Helicopter ride, glaciers, hiking. In New Zealand’s South Island, these three things come together to create an epic, unforgettable experience. For the uninitiated, a heli hike consists of taking a helicopter up to the top of the mountains, and in a small group setting, taking a guided hike across the glacier plains. Depending on your fitness level and time constraints, you can even opt for the more intense version of the heli hike, which is a glacier climb that takes ~6-7 hours and will have you strapped to carabiners and climb lines as you scale up glacier formations. Unfortunately, our schedule did not allow us to do the latter, but a lot of the information presented here will still be applicable to you, so no worries!

Your research may have revealed there are two main options for glacier hikes – Franz Josef and Mount Cook (there’s also Fox Glacier, but only as a distant third option). Both departure points are of similar distance away from Queenstown, and technically visit the same Tasman glaciers, just on different sides of the mountain ranges. Not surprisingly, the basic itinerary and the prices are similar for both heli hike options, around 450-500 NZD per person (for the best prices, check out Bookme which we found to be cheaper by 10-20% vs. the operator websites). The exact operator type really won’t matter too much in my opinion, as long as it’s one of the top-rated firms on TripAdvisor, since the services offered and itinerary will be nearly identical (even the guides are mostly freelancers). Just be sure that bad weather cancellation policy is crystal clear and easy to obtain. We went with The Helicopter Line, given their long-standing operational history and experienced pilots. These similarities aside, where Franz Josef and Mount Cook differ are in the climate probability, glacier type, and helicopter ride duration.

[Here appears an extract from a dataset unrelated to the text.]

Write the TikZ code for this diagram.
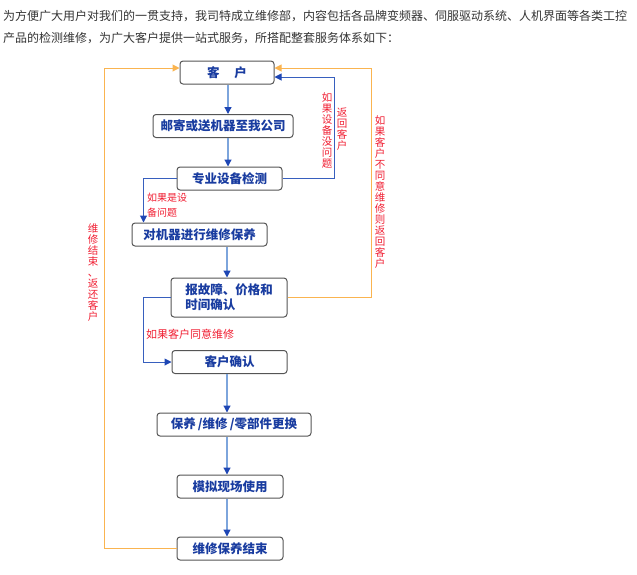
\documentclass[tikz,border=0pt]{standalone}
\usepackage{fontspec}
\setmainfont{Noto Sans CJK SC}
\usepackage{tikz}
\usetikzlibrary{arrows.meta}

\definecolor{boxtext}{RGB}{25,60,160}
\definecolor{boxline}{RGB}{85,85,85}
\definecolor{flowblue}{RGB}{125,165,220}
\definecolor{sideblue}{RGB}{55,95,190}
\definecolor{tipblue}{RGB}{30,70,180}
\definecolor{sideorange}{RGB}{250,180,80}
\definecolor{notered}{RGB}{240,30,50}
\definecolor{bodytext}{RGB}{51,51,51}

\tikzset{
  box/.style={draw=boxline, line width=1pt, rounded corners=3pt, fill=white,
    text=boxtext, font=\fontsize{12.5}{15}\selectfont\bfseries,
    minimum height=23pt, inner sep=1pt},
  flow/.style={draw=flowblue, line width=1.2pt,
    -{Triangle[length=7pt,width=7pt,color=tipblue]}},
  sideflow/.style={draw=sideblue, line width=1pt,
    -{Triangle[length=7pt,width=7pt,color=tipblue]}},
  backflow/.style={draw=sideorange, line width=1pt,
    -{Triangle[length=7pt,width=7pt]}},
  note/.style={text=notered, font=\fontsize{10}{12}\selectfont, inner sep=0pt},
  vnote/.style={text=notered, font=\fontsize{10.5}{11}\selectfont,
    align=center, inner sep=0pt},
  bodyline/.style={text=bodytext, font=\fontsize{12}{14}\selectfont,
    anchor=west, inner sep=0pt}
}

\begin{document}
\begin{tikzpicture}[x=1pt,y=-1pt]
  \useasboundingbox (0,0) rectangle (637,574);

  % intro text
  \path (3,16) node[bodyline] (intro1) {为方便广大用户对我们的一贯支持，我司特成立维修部，内容包括各品牌变频器、伺服驱动系统、人机界面等各类工控};
  \path (3,38) node[bodyline] (intro2) {产品的检测维修，为广大客户提供一站式服务，所搭配整套服务体系如下：};

  % flow boxes
  \path (227,72.5) node[box, minimum width=94pt] (kehu) {客\hspace{1.2em}户};
  \path (223,126) node[box, minimum width=140pt] (youji) {邮寄或送机器至我公司};
  \path (229.5,178.5) node[box, minimum width=105pt] (jiance) {专业设备检测};
  \path (199.5,234.5) node[box, minimum width=135pt] (weixiu) {对机器进行维修保养};
  \path (229,297.5) node[box, minimum width=116pt, minimum height=39pt,
    align=left] (baogu) {报故障、价格和\\时间确认};
  \path (229.5,362) node[box, minimum width=115pt] (queren) {客户确认};
  \path (234,424.5) node[box, minimum width=154pt] (genghuan) {保养\,/维修\,/零部件更换};
  \path (230,486.5) node[box, minimum width=106pt] (moni) {模拟现场使用};
  \path (230,548.5) node[box, minimum width=106pt] (jieshu) {维修保养结束};

  % main line
  \draw[flow] (kehu.south -| 228,0) -- (youji.north -| 228,0);
  \draw[flow] (youji.south -| 228,0) -- (jiance.north -| 228,0);
  \draw[flow] (weixiu.south -| 227,0) -- (baogu.north -| 227,0);
  \draw[flow] (queren.south -| 227,0) -- (genghuan.north -| 227,0);
  \draw[flow] (genghuan.south -| 227,0) -- (moni.north -| 227,0);
  \draw[flow] (moni.south -| 227,0) -- (jieshu.north -| 227,0);

  % side branches
  \draw[sideflow] (jiance.east) -- ++(52,0) |- ([yshift=-4.5pt]kehu.east);
  \draw[sideflow] (jiance.west) -| ([xshift=12pt]weixiu.north west);
  \draw[sideflow] (baogu.west) -- ++(-27,0) |- (queren.west);
  \draw[backflow] (baogu.east) -- ++(84,0) |- ([yshift=4.5pt]kehu.east);
  \draw[backflow] (jieshu.west) -- ++(-72,0) |- ([yshift=4.5pt]kehu.west);

  % notes
  \path (327,130) node[vnote] (nook) {如\\果\\设\\备\\没\\问\\题};
  \path (342,129) node[vnote] (back) {返\\回\\客\\户};
  \path (380,192) node[vnote] (refuse) {如\\果\\客\\户\\不\\同\\意\\维\\修\\则\\返\\回\\客\\户};
  \path (93,273) node[vnote] (done) {维\\修\\结\\束\\、\\返\\还\\客\\户};
  \path (147,198) node[note, anchor=west] (fault1) {如果是设};
  \path (147,213) node[note, anchor=west] (fault2) {备问题};
  \path (146,334) node[note, anchor=west, font=\fontsize{11}{13}\selectfont] (agree) {如果客户同意维修};

\end{tikzpicture}
\end{document}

Climate Probability: Franz Josef is on the west coast of South Island, and the combination of coastal fronts and pressure shifts results in 30-40% likelihood of getting rained/fogged out of your glacier hike. Needless to say, it would be quite devastating to have your trip cancelled after driving 3-4 hours, so this may be a critical factor for you to go with Mount Cook, which has over 85% of its flights operating as planned.

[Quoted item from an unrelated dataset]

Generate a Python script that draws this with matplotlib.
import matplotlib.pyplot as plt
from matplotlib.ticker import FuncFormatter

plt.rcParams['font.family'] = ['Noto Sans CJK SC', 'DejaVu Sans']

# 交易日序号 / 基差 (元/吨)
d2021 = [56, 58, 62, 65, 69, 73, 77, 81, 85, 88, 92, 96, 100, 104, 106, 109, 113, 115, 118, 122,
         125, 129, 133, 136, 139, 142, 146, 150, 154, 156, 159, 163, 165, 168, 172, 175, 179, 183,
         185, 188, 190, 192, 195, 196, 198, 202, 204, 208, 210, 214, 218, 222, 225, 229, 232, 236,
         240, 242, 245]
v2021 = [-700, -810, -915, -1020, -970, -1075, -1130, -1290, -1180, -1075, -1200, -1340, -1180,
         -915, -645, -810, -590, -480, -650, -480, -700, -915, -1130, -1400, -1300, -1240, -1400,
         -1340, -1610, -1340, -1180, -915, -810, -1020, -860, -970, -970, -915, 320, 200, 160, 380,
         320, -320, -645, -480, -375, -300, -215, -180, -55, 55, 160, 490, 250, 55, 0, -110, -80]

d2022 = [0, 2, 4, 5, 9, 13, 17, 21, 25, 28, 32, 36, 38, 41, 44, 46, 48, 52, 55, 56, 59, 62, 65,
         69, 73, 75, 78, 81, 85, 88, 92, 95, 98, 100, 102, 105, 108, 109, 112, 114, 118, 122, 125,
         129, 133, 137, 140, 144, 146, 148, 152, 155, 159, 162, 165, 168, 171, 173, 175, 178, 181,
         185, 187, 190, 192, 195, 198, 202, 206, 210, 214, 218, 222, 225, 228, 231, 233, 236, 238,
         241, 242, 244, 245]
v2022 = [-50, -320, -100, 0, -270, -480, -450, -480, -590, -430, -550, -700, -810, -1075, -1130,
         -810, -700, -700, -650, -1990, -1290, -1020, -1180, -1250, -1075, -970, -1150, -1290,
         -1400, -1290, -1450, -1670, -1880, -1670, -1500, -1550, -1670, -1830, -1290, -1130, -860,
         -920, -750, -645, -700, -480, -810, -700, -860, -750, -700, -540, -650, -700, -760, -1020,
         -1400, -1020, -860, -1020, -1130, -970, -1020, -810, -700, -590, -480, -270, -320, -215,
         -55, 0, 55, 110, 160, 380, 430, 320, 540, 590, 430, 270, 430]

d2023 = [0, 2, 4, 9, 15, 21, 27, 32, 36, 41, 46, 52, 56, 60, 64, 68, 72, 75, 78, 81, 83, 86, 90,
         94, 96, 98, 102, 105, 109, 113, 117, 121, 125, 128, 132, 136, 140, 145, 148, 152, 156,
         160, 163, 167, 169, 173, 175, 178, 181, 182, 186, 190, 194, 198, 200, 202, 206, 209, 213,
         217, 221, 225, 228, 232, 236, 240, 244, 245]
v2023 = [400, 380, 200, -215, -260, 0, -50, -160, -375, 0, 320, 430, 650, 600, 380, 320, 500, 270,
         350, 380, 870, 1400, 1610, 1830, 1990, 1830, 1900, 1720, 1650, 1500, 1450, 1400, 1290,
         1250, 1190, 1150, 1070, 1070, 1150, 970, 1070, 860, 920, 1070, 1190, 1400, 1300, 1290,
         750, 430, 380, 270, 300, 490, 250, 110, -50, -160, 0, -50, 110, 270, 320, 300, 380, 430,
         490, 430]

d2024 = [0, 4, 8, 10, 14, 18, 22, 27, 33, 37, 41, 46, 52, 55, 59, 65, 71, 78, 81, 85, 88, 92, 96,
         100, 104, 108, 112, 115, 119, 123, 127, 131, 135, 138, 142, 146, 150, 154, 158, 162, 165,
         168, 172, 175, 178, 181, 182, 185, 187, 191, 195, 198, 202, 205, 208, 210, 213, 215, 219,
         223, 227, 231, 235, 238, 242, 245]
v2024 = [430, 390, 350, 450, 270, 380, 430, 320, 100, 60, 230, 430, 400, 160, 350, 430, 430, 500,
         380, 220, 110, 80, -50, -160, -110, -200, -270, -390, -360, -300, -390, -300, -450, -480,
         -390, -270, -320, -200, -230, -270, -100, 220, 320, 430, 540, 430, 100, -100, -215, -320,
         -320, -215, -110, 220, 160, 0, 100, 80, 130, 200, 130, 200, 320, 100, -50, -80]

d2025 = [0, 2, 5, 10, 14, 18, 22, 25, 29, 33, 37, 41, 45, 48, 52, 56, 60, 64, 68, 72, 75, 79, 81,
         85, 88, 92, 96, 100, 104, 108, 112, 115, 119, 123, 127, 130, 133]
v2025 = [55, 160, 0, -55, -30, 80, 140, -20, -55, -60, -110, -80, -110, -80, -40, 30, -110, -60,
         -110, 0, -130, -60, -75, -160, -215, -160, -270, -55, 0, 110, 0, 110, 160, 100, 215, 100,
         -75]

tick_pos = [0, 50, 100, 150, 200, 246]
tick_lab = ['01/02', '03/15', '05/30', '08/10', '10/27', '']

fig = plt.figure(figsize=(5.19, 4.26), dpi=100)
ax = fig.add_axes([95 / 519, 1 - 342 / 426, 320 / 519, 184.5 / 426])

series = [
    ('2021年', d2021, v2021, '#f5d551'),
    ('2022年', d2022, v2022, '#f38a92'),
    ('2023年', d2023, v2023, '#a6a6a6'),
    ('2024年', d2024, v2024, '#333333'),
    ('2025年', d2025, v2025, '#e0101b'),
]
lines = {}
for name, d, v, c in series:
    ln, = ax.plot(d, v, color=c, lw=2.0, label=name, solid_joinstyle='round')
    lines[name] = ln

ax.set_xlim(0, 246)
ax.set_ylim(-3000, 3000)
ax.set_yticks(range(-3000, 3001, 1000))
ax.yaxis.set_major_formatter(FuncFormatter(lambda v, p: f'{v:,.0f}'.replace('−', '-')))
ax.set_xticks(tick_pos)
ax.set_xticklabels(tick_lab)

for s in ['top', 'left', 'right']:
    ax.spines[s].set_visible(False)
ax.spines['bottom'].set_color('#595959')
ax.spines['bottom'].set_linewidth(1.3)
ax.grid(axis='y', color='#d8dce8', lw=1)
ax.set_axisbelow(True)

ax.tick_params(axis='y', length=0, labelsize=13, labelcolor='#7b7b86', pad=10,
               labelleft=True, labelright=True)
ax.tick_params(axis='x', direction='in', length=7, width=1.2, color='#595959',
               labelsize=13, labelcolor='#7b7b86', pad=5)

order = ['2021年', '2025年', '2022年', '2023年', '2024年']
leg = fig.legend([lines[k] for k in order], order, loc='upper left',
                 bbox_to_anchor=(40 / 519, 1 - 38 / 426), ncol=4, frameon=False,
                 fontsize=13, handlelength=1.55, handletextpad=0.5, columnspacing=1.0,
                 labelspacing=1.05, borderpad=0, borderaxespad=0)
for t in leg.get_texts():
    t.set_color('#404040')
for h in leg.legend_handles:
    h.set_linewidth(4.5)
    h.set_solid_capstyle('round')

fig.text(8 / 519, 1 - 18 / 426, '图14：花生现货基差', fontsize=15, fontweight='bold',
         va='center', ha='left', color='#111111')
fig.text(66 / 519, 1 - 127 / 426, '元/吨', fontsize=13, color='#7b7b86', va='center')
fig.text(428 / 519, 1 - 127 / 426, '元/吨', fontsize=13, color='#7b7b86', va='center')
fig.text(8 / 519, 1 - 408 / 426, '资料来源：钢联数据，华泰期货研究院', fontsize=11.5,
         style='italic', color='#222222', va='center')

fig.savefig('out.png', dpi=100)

Glacier Type: This is a bit of a toss-up, so depends on your preference. Mount Cook glaciers are vast and wide, and resembles a giant block of ice in the middle of the mountains. On the other hand, Franz Josef glaciers are a lot more jagged and uneven, with finger-like protrusions along the glacier. Both blocks of glaciers are constantly moving, so the terrain will change every single day, but it really comes down to your preference for the type of hike you want, and depends on how the glacier shifted the night before you arrive!

Helicopter Duration: One of our greatest draws to this activity was the helicopter ride, which was a first for us. In reading through reviews and various sites, it turned out that the helicopter ride at Franz Josef was a whopping 5 minutes, which felt quite short to us,  even as helicopter beginners. In contrast, the helicopter ride at Mount Cook was 10-15 minutes, which certainly isn’t the longest duration either, but was still 2-3x that of Franz Josef. In our minds, this was the final nail in the coffin to seal the deal.

Keep in mind that regardless of whichever you choose, as long as the chopper lifts off and you’re on the glacier, I have no doubt that you’ll have an excellent time regardless of the choices made. Enjoy the hike!